* BEGIN Dataset section *
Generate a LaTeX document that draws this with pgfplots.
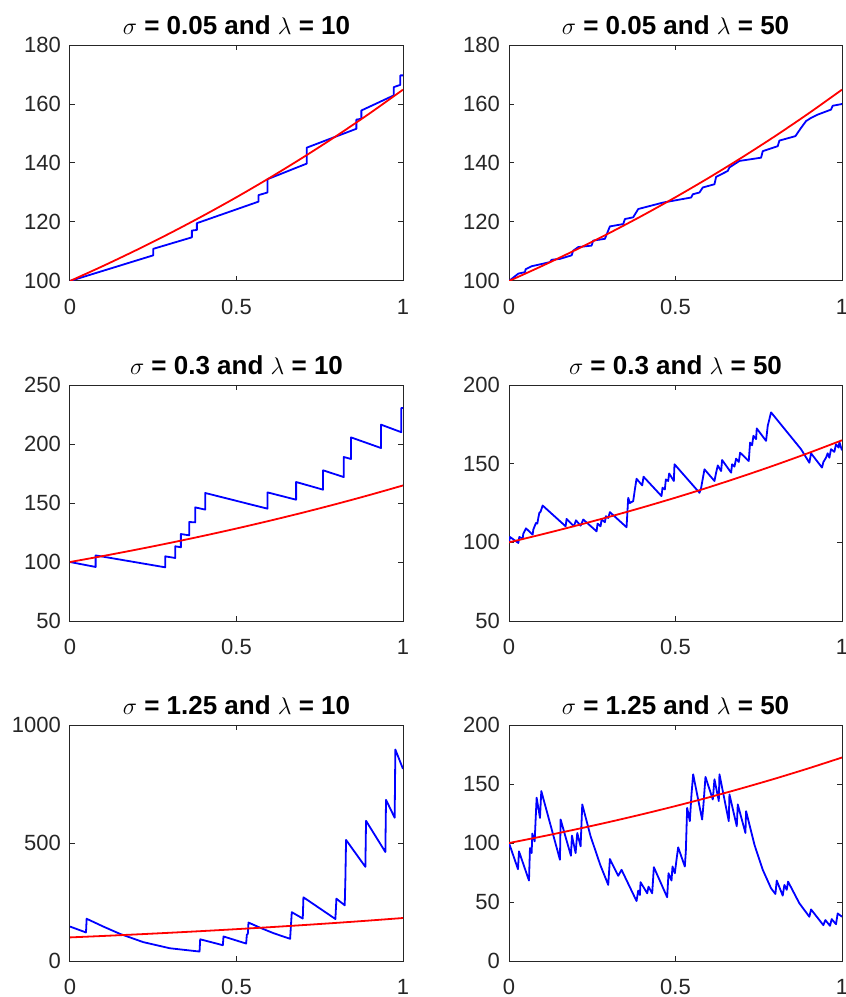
\documentclass[border=0pt]{standalone}
\usepackage{fontspec}
\setmainfont{Liberation Sans}
\usepackage{pgfplots}
\pgfplotsset{compat=1.18}

\definecolor{axgray}{RGB}{38,38,38}

\pgfplotsset{
  mlpanel/.style={
    scale only axis,
    width=166.5pt, height=118pt,
    anchor=north west,
    xmin=0, xmax=1,
    xtick={0,0.5,1},
    tick align=inside,
    major tick length=2.5pt,
    axis line style={axgray, line width=0.5pt},
    tick style={axgray, line width=0.5pt},
    ticklabel style={font=\fontsize{11}{13}\selectfont, text=axgray},
    /pgf/number format/assume math mode=true,
    /pgf/number format/1000 sep={},
    xticklabel style={yshift=-5.5pt},
    yticklabel style={xshift=-1pt},
    title style={font=\bfseries\fontsize{13}{15}\selectfont,
                 at={(0.5,1)}, anchor=base, yshift=-0.5pt},
    clip=true,
  },
  blueline/.style={blue, line width=0.9pt, line join=round},
  redline/.style={red, line width=0.9pt, smooth},
}

\begin{document}
\begin{tikzpicture}
\path[use as bounding box] (0,0) rectangle (423pt,-498.5pt);

% ---- row 1, left
\begin{axis}[mlpanel, at={(35pt,-22.5pt)},
  title={$\sigma$ = 0.05 and $\lambda$ = 10},
  ymin=100, ymax=180, ytick={100,120,140,160,180}]
  \addplot[blueline] coordinates {
    (0,100)(0.25,108.7)(0.25,110.9)(0.366,114.8)(0.366,117.1)(0.381,117.3)
    (0.381,119.6)(0.566,126.9)(0.566,129.1)(0.593,130)(0.593,134.5)
    (0.711,139.8)(0.711,145.2)(0.86,151.6)(0.86,154.7)(0.875,155)(0.875,157.8)
    (0.972,162.9)(0.972,165.7)(0.992,166.5)(0.992,169.7)(1,169.7)
  };
  \addplot[redline] coordinates {
    (0,100)(0.1,105.13)(0.2,110.52)(0.3,116.18)(0.4,122.14)(0.5,128.40)
    (0.6,134.99)(0.7,141.91)(0.8,149.18)(0.9,156.83)(1,164.87)
  };
\end{axis}

% ---- row 1, right
\begin{axis}[mlpanel, at={(254.5pt,-22.5pt)},
  title={$\sigma$ = 0.05 and $\lambda$ = 50},
  ymin=100, ymax=180, ytick={100,120,140,160,180}]
  \addplot[blueline] coordinates {
    (0,100)(0.028,102.5)(0.048,103)(0.05,104)(0.068,105)(0.123,106.4)(0.128,107.2)
    (0.153,107.5)(0.188,108.7)(0.193,110.3)(0.208,111.5)(0.248,112)(0.253,113.7)
    (0.288,114.3)(0.303,118.5)(0.343,119.3)(0.348,121)(0.373,121.6)(0.388,124.4)
    (0.463,126.6)(0.547,128.3)(0.552,129.4)(0.572,130)(0.582,131.7)(0.617,132.8)
    (0.622,135.3)(0.657,137.3)(0.662,138.5)(0.692,140.7)(0.757,141.8)(0.762,144)
    (0.807,145.7)(0.812,147.6)(0.86,149.1)(0.877,151.9)(0.892,154.2)(0.907,155.3)
    (0.927,156.4)(0.967,158.1)(0.972,159.4)(1,160)
  };
  \addplot[redline] coordinates {
    (0,100)(0.1,105.13)(0.2,110.52)(0.3,116.18)(0.4,122.14)(0.5,128.40)
    (0.6,134.99)(0.7,141.91)(0.8,149.18)(0.9,156.83)(1,164.87)
  };
\end{axis}

% ---- row 2, left
\begin{axis}[mlpanel, at={(35pt,-192.5pt)},
  title={$\sigma$ = 0.3 and $\lambda$ = 10},
  ymin=50, ymax=250, ytick={50,100,150,200,250}]
  \addplot[blueline] coordinates {
    (0,100)(0.077,95.8)(0.077,105.6)(0.286,95.5)(0.286,104.8)(0.316,103.4)
    (0.316,113.3)(0.333,112.5)(0.333,123.7)(0.358,122.6)(0.358,133.9)
    (0.376,133.6)(0.376,146.3)(0.406,144.4)(0.406,158.5)(0.593,145.2)
    (0.593,159)(0.679,152.8)(0.679,167.8)(0.76,161.3)(0.76,177.7)(0.822,172)
    (0.822,189)(0.844,187.3)(0.844,205.6)(0.934,196.6)(0.934,216.4)
    (0.995,210)(0.995,230.5)(1,230.5)
  };
  \addplot[redline] coordinates {
    (0,100)(0.1,105.13)(0.2,110.52)(0.3,116.18)(0.4,122.14)(0.5,128.40)
    (0.6,134.99)(0.7,141.91)(0.8,149.18)(0.9,156.83)(1,164.87)
  };
\end{axis}

% ---- row 2, right
\begin{axis}[mlpanel, at={(254.5pt,-192.5pt)},
  title={$\sigma$ = 0.3 and $\lambda$ = 50},
  ymin=50, ymax=200, ytick={50,100,150,200}]
  \addplot[blueline] coordinates {
    (0,100)(0.003,103.4)(0.028,99.6)(0.031,103.4)(0.041,102.3)(0.043,105.5)
    (0.051,108.9)(0.071,104.9)(0.073,108.1)(0.081,112.3)(0.085,111.9)
    (0.088,115.5)(0.091,118.7)(0.095,119.5)(0.101,123.4)(0.17,110.2)
    (0.173,114.9)(0.195,110.2)(0.201,114)(0.215,110.6)(0.223,114.5)
    (0.263,107)(0.266,111.9)(0.275,110.2)(0.278,114.5)(0.288,112.8)
    (0.291,116.6)(0.298,115.5)(0.303,119.2)(0.353,109.6)(0.358,128.3)
    (0.363,125)(0.373,126.2)(0.378,133.6)(0.383,140.4)(0.4,136.2)
    (0.404,141.7)(0.458,129.4)(0.461,134.7)(0.468,133.6)(0.471,140)
    (0.478,139)(0.481,143.8)(0.495,139)(0.497,149.6)(0.572,131.5)
    (0.577,134.7)(0.587,146.4)(0.617,139)(0.622,144.3)(0.627,148.9)
    (0.637,145.3)(0.64,152.3)(0.667,144.3)(0.67,149.6)(0.677,148.1)
    (0.682,153.2)(0.69,151.1)(0.694,157)(0.72,151.7)(0.724,163.4)
    (0.73,161.7)(0.734,167.7)(0.742,165.6)(0.744,172.4)(0.772,164.5)
    (0.777,174.1)(0.787,182.6)(0.877,159.2)(0.902,150.6)(0.907,156.6)
    (0.94,147.5)(0.944,151)(0.952,153.8)(0.957,156.6)(0.962,153.8)
    (0.967,159.2)(0.977,157.5)(0.982,162.3)(0.99,160.2)(0.992,163.8)
    (1,158.5)
  };
  \addplot[redline] coordinates {
    (0,100)(0.1,105.13)(0.2,110.52)(0.3,116.18)(0.4,122.14)(0.5,128.40)
    (0.6,134.99)(0.7,141.91)(0.8,149.18)(0.9,156.83)(1,164.87)
  };
\end{axis}

% ---- row 3, left
\begin{axis}[mlpanel, at={(35pt,-362.5pt)},
  title={$\sigma$ = 1.25 and $\lambda$ = 10},
  ymin=0, ymax=1000, ytick={0,500,1000}]
  \addplot[blueline] coordinates {
    (0,146)(0.048,121)(0.05,179)(0.1,146)(0.15,115)(0.22,80)(0.3,54)
    (0.389,40)(0.391,92)(0.459,67)(0.461,104)(0.529,74)(0.531,111)
    (0.534,115)(0.536,163)(0.571,141)(0.611,118)(0.661,94)(0.666,207)
    (0.699,180)(0.701,270)(0.797,178)(0.8,264)(0.825,236)(0.827,348)
    (0.829,513)(0.887,399)(0.889,594)(0.947,462)(0.949,683)(0.975,607)
    (0.977,896)(1,814)
  };
  \addplot[redline] coordinates {
    (0,100)(0.1,106.18)(0.2,112.75)(0.3,119.72)(0.4,127.12)(0.5,134.99)
    (0.6,143.33)(0.7,152.20)(0.8,161.61)(0.9,171.60)(1,182.21)
  };
\end{axis}

% ---- row 3, right
\begin{axis}[mlpanel, at={(254.5pt,-362.5pt)},
  title={$\sigma$ = 1.25 and $\lambda$ = 50},
  ymin=0, ymax=200, ytick={0,50,100,150,200}]
  \addplot[blueline] coordinates {
    (0,100)(0.027,77.8)(0.03,92.9)(0.06,68.2)(0.063,95.7)(0.068,91.5)
    (0.07,108)(0.077,101.4)(0.08,119.9)(0.083,138.4)(0.093,121.3)
    (0.097,144)(0.153,85.8)(0.155,119.9)(0.186,89.2)(0.189,106.3)
    (0.2,91.5)(0.205,108.5)(0.215,97.2)(0.22,132.7)(0.245,105.7)
    (0.274,81.5)(0.298,64.5)(0.303,86.4)(0.328,72.2)(0.338,77.3)
    (0.383,50.8)(0.388,59.7)(0.393,56)(0.395,66.8)(0.415,57.4)
    (0.419,63)(0.43,57.4)(0.435,79.5)(0.475,54)(0.479,74.4)(0.488,68.2)
    (0.491,80.1)(0.498,74.4)(0.503,85.8)(0.508,96.3)(0.528,80.1)
    (0.531,92.9)(0.535,129.8)(0.543,118.5)(0.548,141.2)(0.553,158.2)
    (0.58,119.9)(0.584,132.7)(0.59,156)(0.612,136.9)(0.617,154)
    (0.63,135.5)(0.632,158.2)(0.66,118.5)(0.662,141.2)(0.684,114.2)
    (0.687,132.7)(0.71,108.5)(0.712,127)(0.737,98.6)(0.762,77.3)
    (0.787,61.6)(0.8,56.8)(0.804,68.2)(0.822,55.4)(0.827,64.5)
    (0.834,60.3)(0.838,67.3)(0.872,48.9)(0.902,37.5)(0.907,43.7)
    (0.944,30.4)(0.95,34.7)(0.964,29.8)(0.969,35.5)(0.982,31.2)
    (0.987,40.3)(1,37.5)
  };
  \addplot[redline] coordinates {
    (0,100)(0.1,105.60)(0.2,111.52)(0.3,117.76)(0.4,124.36)(0.5,131.32)
    (0.6,138.68)(0.7,146.45)(0.8,154.65)(0.9,163.32)(1,172.46)
  };
\end{axis}
\end{tikzpicture}
\end{document}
* END Dataset section *
Written problem:
Please quote the lines of the material, beginning with the first and ending with the one that contains "(0,0) rectangle (423pt,-498.5pt);", exactly as written and without any pictures.

Output below:
Generate a LaTeX document that draws this with pgfplots.
\documentclass[border=0pt]{standalone}
\usepackage{fontspec}
\setmainfont{Liberation Sans}
\usepackage{pgfplots}
\pgfplotsset{compat=1.18}

\definecolor{axgray}{RGB}{38,38,38}

\pgfplotsset{
  mlpanel/.style={
    scale only axis,
    width=166.5pt, height=118pt,
    anchor=north west,
    xmin=0, xmax=1,
    xtick={0,0.5,1},
    tick align=inside,
    major tick length=2.5pt,
    axis line style={axgray, line width=0.5pt},
    tick style={axgray, line width=0.5pt},
    ticklabel style={font=\fontsize{11}{13}\selectfont, text=axgray},
    /pgf/number format/assume math mode=true,
    /pgf/number format/1000 sep={},
    xticklabel style={yshift=-5.5pt},
    yticklabel style={xshift=-1pt},
    title style={font=\bfseries\fontsize{13}{15}\selectfont,
                 at={(0.5,1)}, anchor=base, yshift=-0.5pt},
    clip=true,
  },
  blueline/.style={blue, line width=0.9pt, line join=round},
  redline/.style={red, line width=0.9pt, smooth},
}

\begin{document}
\begin{tikzpicture}
\path[use as bounding box] (0,0) rectangle (423pt,-498.5pt);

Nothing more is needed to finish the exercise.